Woman on the Edge of Time is a blunt and brutal attempt to reflect and foreshadow humankind’s—particularly America’s—ailing social condition. Utopian science fiction often does this sort of thing, but (and I say this with my very limited experience reading science fiction) few so blatantly evoke a sentiment of such fierce anger towards a degenerating society. The culprits blamed are many: sexism, racism, environmental ignorance, capitalism, even the family unit. Separating this book from similar utopian science fiction novels, however, Piercy argues for violent insurgence to invoke a shift in societal change. Her protagonist, Connie Ramos, is a complicated and sometimes awkward—though effectively intriguing—central figure to the novel that many (myself included) would have a hard time cheering for. The perplexing nature of her psyche and the ambiguousness of her mental stability make the reader even question if this is a science fiction novel at all, or simply a psychological thriller grounded in social insurrection.

This novel demonstrates a clear beef that Piercy has for social subjugation, a fury for oppression that not-so-subtly pervades every shadow of American culture. Through Connie, and the representatively gay figure Luciente, Piercy unashamedly argues that a white-dominated, sexually focused, patriarchal capitalism has spun us into a tailspin that will inevitably produce nothing but social ruin and that currently engenders a loss of humanism and respect for the human being. Social class systems where race divides the poor from the rich, the healthy from the sick, the educated from the ignorant are unacceptable. Oppression is observed under patriarchy where women and gays are marginalized and under capitalism where the socially weak acquiesce to those in greater position. One of the most persistent attacks Piercy makes on society’s course is that of familial relationships. A dichotomy is introduced that polarizes the family into two extremes: on the one hand, families run by men in patriarchal units lead to broken homes, abuse, female submissiveness, heartache, and bitter mental turmoil. On the other, families raised in non-traditional, sexually-equal parenting situations offers what appears to be superficial love but structured and nonetheless happy. Piercy seems to suggest here that the oppression that marginalized communities experience is in part routed in the idea that the family unit—the nuclear family structure—is unnatural an ineffective. Or, even if it is natural, isn’t justified.

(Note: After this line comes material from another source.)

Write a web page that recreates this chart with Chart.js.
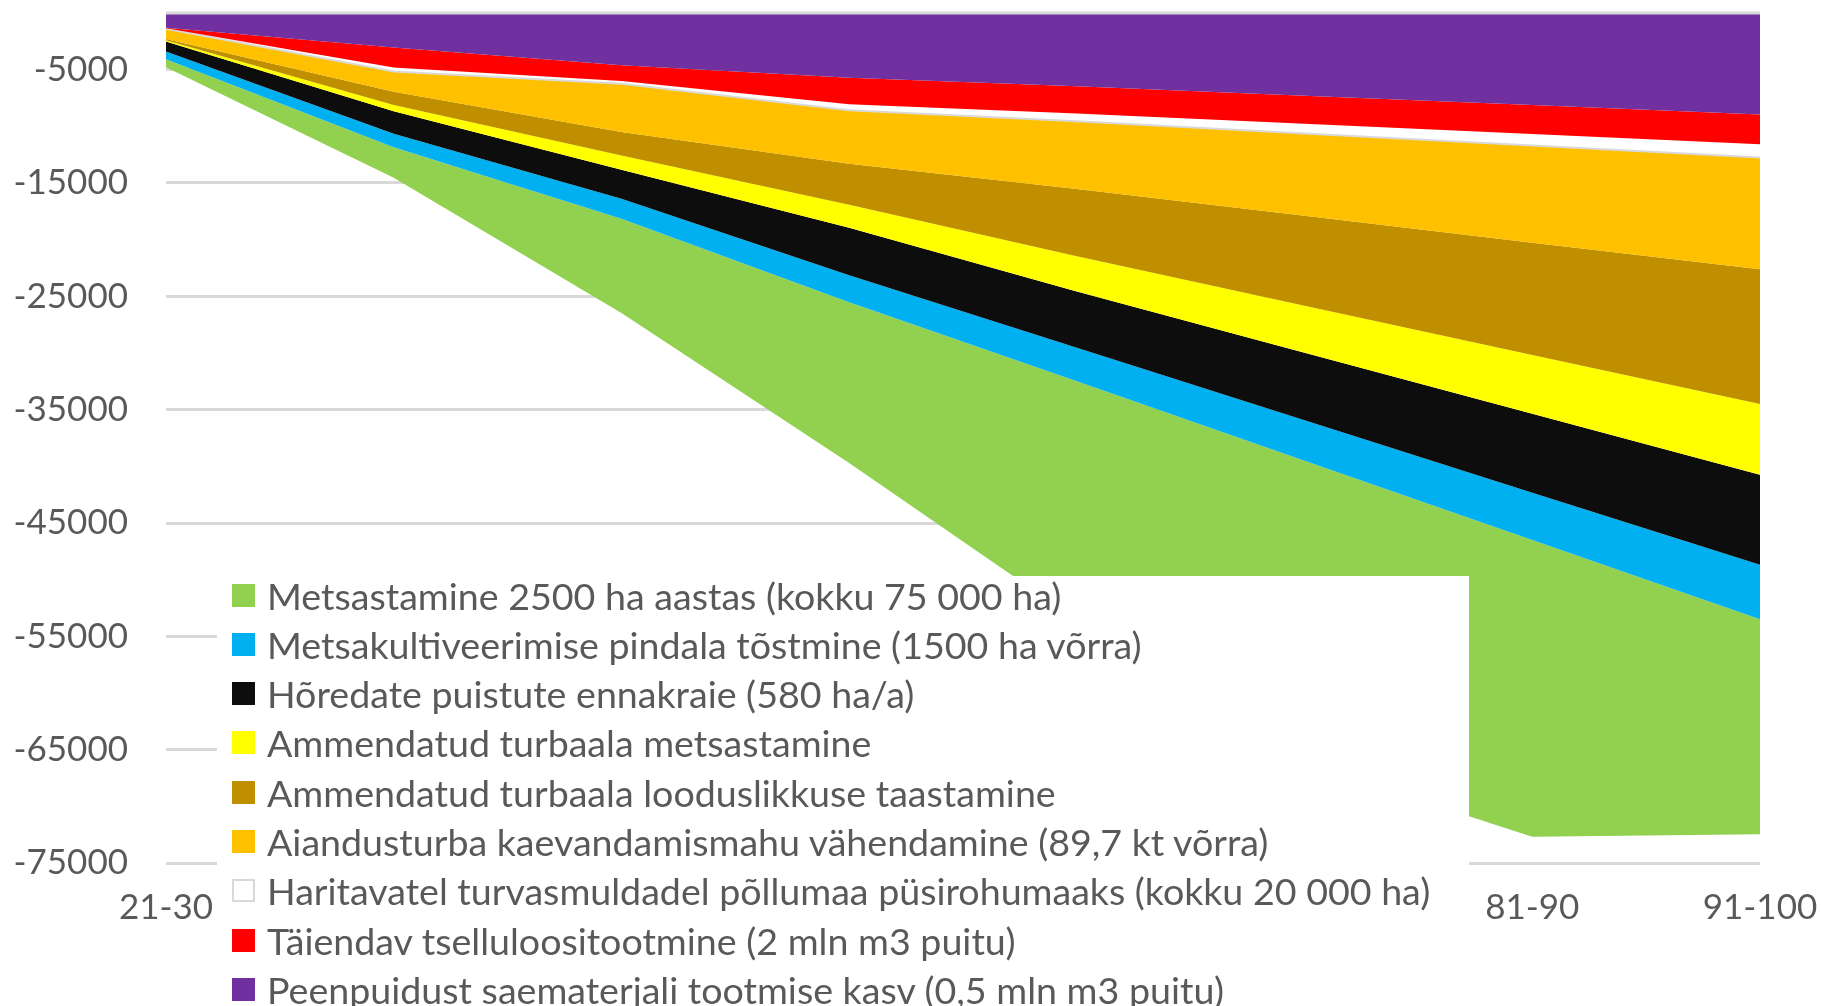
<!DOCTYPE html>
<html>
<head>
<meta charset="utf-8">
<script src="https://cdn.jsdelivr.net/npm/chart.js@4.4.0/dist/chart.umd.min.js"></script>
<style>
    html, body { margin: 0; padding: 0; background: #ffffff; overflow: hidden; }
    #wrap { position: relative; width: 1821px; height: 1006px; }
    #legendBox {
        position: absolute; left: 217px; top: 576px; width: 1252px; height: 430px;
        background: #ffffff; font-family: Lato, sans-serif; font-size: 37.6px; color: #595959;
    }
    .legendRow { position: absolute; left: 0; height: 49px; line-height: 49px; white-space: nowrap; }
    .legendBox { position: absolute; left: 15px; top: 13px; width: 23px; height: 23px; box-sizing: border-box; }
    .legendText { position: absolute; left: 50px; top: 0; }
</style>
</head>
<body>
<div id="wrap">
    <canvas id="chart" width="1821" height="1006"></canvas>
    <div id="legendBox"></div>
</div>
<script>
var periods = ["21-30", "31-40", "41-50", "51-60", "61-70", "71-80", "81-90", "91-100"];

// stacking order from the zero line downwards
var peenpuit = [-1300, -3040, -4620, -5710, -6470, -7300, -8120, -8950];
var tselluloos = [-45, -1770, -1380, -2340, -2390, -2470, -2560, -2630];
var rohumaa = [-45, -350, -240, -530, -700, -860, -1010, -1170];
var aiandusturvas = [-910, -1790, -4260, -4720, -5970, -7270, -8580, -9870];
var looduslikkus = [-110, -1170, -2070, -3620, -5940, -7920, -9910, -11890];
var turbaalaMets = [-110, -550, -1260, -2030, -3110, -4160, -5190, -6230];
var ennakraie = [-880, -1990, -2560, -4190, -4960, -5960, -6950, -7940];
var kultiveerimine = [-670, -1190, -1770, -2380, -2960, -3570, -4190, -4810];
var metsastamine = [-720, -2690, -8320, -14190, -21050, -26660, -26180, -18970];

var yTicks = [-75000, -65000, -55000, -45000, -35000, -25000, -15000, -5000, 0];

var series = [
    { label: "Peenpuidust saematerjali tootmise kasv (0,5 mln m3 puitu)", data: peenpuit, color: "#7030A0" },
    { label: "Täiendav tselluloositootmine (2 mln m3 puitu)", data: tselluloos, color: "#FF0000" },
    { label: "Haritavatel turvasmuldadel põllumaa püsirohumaaks (kokku 20 000 ha)", data: rohumaa, color: "#FFFFFF", edge: "#D9D9D9" },
    { label: "Aiandusturba kaevandamismahu vähendamine (89,7 kt võrra)", data: aiandusturvas, color: "#FFC000" },
    { label: "Ammendatud turbaala looduslikkuse taastamine", data: looduslikkus, color: "#BF8F00" },
    { label: "Ammendatud turbaala metsastamine", data: turbaalaMets, color: "#FFFF00" },
    { label: "Hõredate puistute ennakraie (580 ha/a)", data: ennakraie, color: "#0D0D0D" },
    { label: "Metsakultiveerimise pindala tõstmine (1500 ha võrra)", data: kultiveerimine, color: "#00B0F0" },
    { label: "Metsastamine 2500 ha aastas (kokku 75 000 ha)", data: metsastamine, color: "#92D050" }
];

function buildDatasets() {
    var sets = [];
    series.forEach((s, i) => {
        sets.push({
            label: s.label,
            data: s.data,
            backgroundColor: s.color,
            borderColor: s.edge ? s.edge : s.color,
            borderWidth: s.edge ? 2 : 0,
            pointRadius: 0,
            tension: 0,
            fill: i == 0 ? "origin" : "-1"
        });
    });
    return sets;
}

// legend is html so it can sit over the plot like in the original
var htmlLegend = {
    id: "htmlLegend",
    afterUpdate: function(chart) {
        var box = document.getElementById("legendBox");
        box.innerHTML = "";
        var items = chart.options.plugins.legend.labels.generateLabels(chart).slice().reverse();
        items.forEach((item, i) => {
            var row = document.createElement("div");
            row.className = "legendRow";
            row.style.top = (19 - 24.5 + i * 49.3) + "px";
            var sw = document.createElement("div");
            sw.className = "legendBox";
            sw.style.background = item.fillStyle;
            if (item.fillStyle == "#FFFFFF") sw.style.border = "2px solid #D9D9D9";
            var txt = document.createElement("span");
            txt.className = "legendText";
            txt.textContent = item.text;
            row.appendChild(sw);
            row.appendChild(txt);
            box.appendChild(row);
        });
    }
};

// category axis sits at zero, drawn over the areas
var zeroLine = {
    id: "zeroLine",
    afterDatasetsDraw: function(chart) {
        var c = chart.ctx;
        var area = chart.chartArea;
        var y = chart.scales.y.getPixelForValue(0);
        c.save();
        c.strokeStyle = "#D9D9D9";
        c.lineWidth = 3;
        c.beginPath();
        c.moveTo(area.left, y);
        c.lineTo(area.right, y);
        c.stroke();
        c.restore();
    }
};

var config = {
    type: "line",
    data: {
        labels: periods,
        datasets: buildDatasets()
    },
    options: {
        responsive: false,
        animation: false,
        layout: { padding: { top: 13, right: 61, left: 0, bottom: 0 } },
        plugins: {
            legend: { display: false },
            tooltip: { enabled: false }
        },
        scales: {
            x: {
                offset: false,
                grid: { display: false, drawTicks: false },
                border: { display: false },
                ticks: {
                    color: "#595959",
                    font: { family: "Lato", size: 35 },
                    padding: 24,
                    maxRotation: 0,
                    autoSkip: false
                },
                afterFit: function(scale) {
                    scale.height = 1006 - 863;
                    scale.paddingLeft = 0;
                    scale.paddingRight = 0;
                }
            },
            y: {
                stacked: true,
                min: -75000,
                max: 0,
                grid: { color: "#D9D9D9", lineWidth: 3, drawTicks: false },
                border: { display: false },
                ticks: {
                    color: "#595959",
                    font: { family: "Lato", size: 35 },
                    padding: 38,
                    callback: function(v) { return v == 0 ? "" : v; }
                },
                afterBuildTicks: function(scale) {
                    scale.ticks = yTicks.map((v) => ({ value: v }));
                },
                afterFit: function(scale) {
                    scale.width = 166;
                    scale.paddingTop = 0;
                    scale.paddingBottom = 0;
                }
            }
        }
    },
    plugins: [htmlLegend, zeroLine]
};

var ctx = document.getElementById("chart");
window.myChart = new Chart(ctx, config);
</script>
</body>
</html>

While her arguments are interesting and Women on the Edge of Time is a compelling and engaging fiction, it still is very much a fiction. Admittedly coming from a conservative, religious, and “practical” perspective, I confess that I find her arguments less persuasive than a mere rant. And I have had this issue with all the stories we have read so far. Piercy has an incredible ability to show the oppressive nature of the human being through Connie’s struggle with Geraldo, Dolly, Angelina, the various mental institutions, and her relationship with Luciente. The arguments here are powerful, engaging, and real. But I am left to wonder about the overtly socialist, feminist, environmentalist, and “anti”-racists perspectives of her alternate futures. Like much of the problems I find myself having with science fiction, I ask myself again here: why make it a fiction? At least, why make it unrealistic? If the issues are as she says they are and there is, in fact, something we can do about it, why not keep us on the ground, talking about the issues, rather than floating around in time and space? This is where she loses me and where I begin to lose faith in her tirade.

Tuesday, February 17, 2009

Week 6: The Dispossessed

The Dispossessed is in so many ways a fascinating novel of the complexities of human interests, desires, passions, and relationships. While many science fiction novels are able to pinpoint and effectively critique mechanisms of modern societies, this is the first we have read this semester, I believe, that effectively portrays the myriad dichotomous relationships that define who we have become (and are becoming). While there is so much that could be said of this book—including discussions about religion, anarchy, capitalism (once again), feminism, and so forth—the separation of societies is something I would like to touch on. The Dispossessed shows the awkward separation of two societies that have for so long chosen not to associate much with each other. Within these two societies, though, exist other dialectical associations—relationships between men and women, between countries (A-Io and Thu), and between children and parents. Such relationships often show a disconnect between the way we choose to interact. Motivation is an interesting concept here as we see anything from animalistic sex drive to politics to consumerism as a source of desire that drives the human will. What is it, though, that forces us to make separations from each other? Why, since the beginning of man, must there always be a power struggle—an opposite to which organizations must compare themselves?

I see this phenomenon happening in nearly every aspect of our lives. Where there is a sports team, there is almost always a heated rival between another team. In the military, we see ideological schisms between the Army and Navy. Countries typically have a number one foe on their hit list. Religions find their counterparts and pursue heated and even violent debates. The Dispossessed shows the estrangement between two very different societies—Annares and Urras—where the latter exiled the former to a desolate land. I couldn’t help but make the association between the early American settlers and the American Indians. Mankind has a unique trait that searches for a reason to dominate, to control. Such is also represented with the men over the women in Urras. This book effectively shows these relationships and their complex and recurring-ness in daily human life. One very important reason for this, as LeGuin shows early on in the book, is a difference in language.

As one who studies communication, the separation of ideologies because of language is interesting. Shevek and his planet (moon) struggle with the notion of ownership in great part because their language doesn’t allow for it. Instead of saying “you can borrow my shirt,” Anarresti are forced to say “you can use the shirt I wear,” effectively removing ownership from the sentence. This very subtle difference in language mechanics can shift an entire ideology. Thus, is it fair to say that language shapes us rather than the way around? Certainly. The way we think and react is contingent upon the way our language works. And there are so many things we can’t say simply because out language doesn’t allow for it. In the world how much of our struggles and our polarized relationships develop as a direct or indirect cause of our language?